There has been some misunderstanding in the writing community about what the FWC is, so I’d like to help clarify if I can.
We are a group of published authors who have banded together in order to help bring our books to more readers. As any author will tell you, the biggest challenge after getting a book published is getting readers to know it exists. The group size is limited to fifty, despite there being hundreds and hundreds of fantastic authors whose work all of us would support enthusiastically; this is because each member is committed to trumpeting the other members’ books. The whole endeavor takes more time than you might imagine, even with only fifty of us—and our real business, after all, is to write our next books.
So although the FWC is not a general writers support group, we are also not “elitist,” as a few writers have said. Size limit is a practical necessity. Everyone in the FWC was once a struggling writer who dreamed of being published—I personally am in my tenth year at this gig, with six of those years being pre-publication.
Now, that said, many of us do participate in support groups, we volunteer our time, we teach, and we encourage aspiring writers to get in touch with questions. Our public FWC page will sometimes feature articles, interviews, etc. that aspiring writers may find useful. All writers, published and unpublished alike, are working very, very hard to get to do the thing we love. There’s no place for bitterness in the writing world.
Melanie Benjamin (Alice I Have Been, Mrs. Tom Thumb - to be released in July 2011)
What most of us have gained, so far, is the behind-the-scenes support; this is a place where we can complain/worry/brainstorm about the life of the published author in a safe, supportive environment. There has been a lot of solid advice given, freely. My husband helped out with sharing what he's learned regarding online advertising for my books, over the years. And then, I was the one who started the Group's Fan Page.
I hope we continue to support each other publicly and privately. The public sharing of each release is so helpful but truly, I think it's the group brainstorming, the sharing of advice that will be most worthwhile, in the long run.
Judy Merrill Larson (All the Numbers)
I've never been in a formal writing group (where we sit around and critique each others' work), but, through the wonders of technology/the Internet, I've been lucky enough to be part of some writing groups—I'm part of a group blog—The Girlfriends Book Club and that is similar in that we all support one another and share our triumphs and woes. Writers, at least the ones I've gotten lucky enough to know, are the most supportive folks around.

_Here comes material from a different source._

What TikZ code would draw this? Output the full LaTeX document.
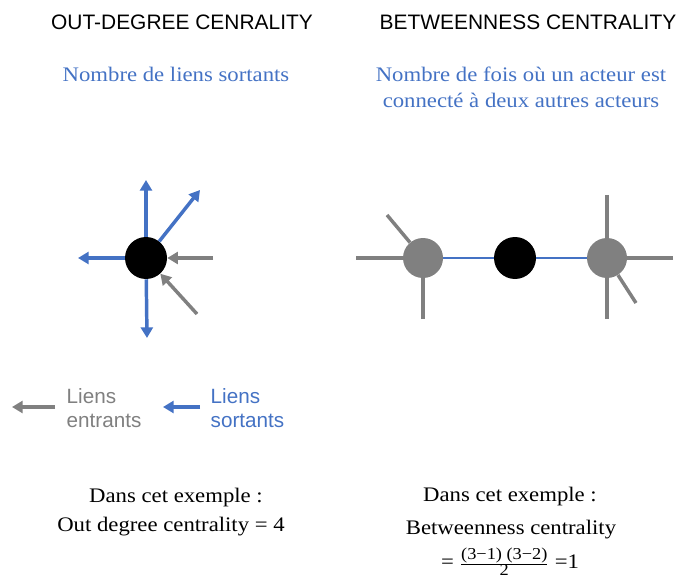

It's hard to directly relate an increase in sales to these groups, but I know it hasn't hurt. But the best thing has been the sense of camaraderie. We talk about the craft of writing, the frustrations and joys. The goofiness. It makes me feel so much less alone and makes it all so much more fun. I love walking into a bookstore and seeing one of my writing buddy's books on the table. I love saying, "My friend wrote this. You'll love it."
Our group continues to evolve—and we just started in December. I love our fan page—and I think we see it as a cool place for other writers to join in our discussion and really be a place for writers and readers to share. I know everyone is really excited about how we're reaching out to book clubs—in the five years since my book came out, I've met with over 100 book clubs, in person and on the phone, and it's one of my absolute favorite things about being published. Book clubs rock! (Just ask, by the way, and I'll happily meet with 100 more!)
I think, as a group, FWC has just scratched the surface of what we'll do and I just feel so lucky to have been here from the beginning.
Thank you so much Cathy, Stephanie, Therese, Melanie and Judy for being here today.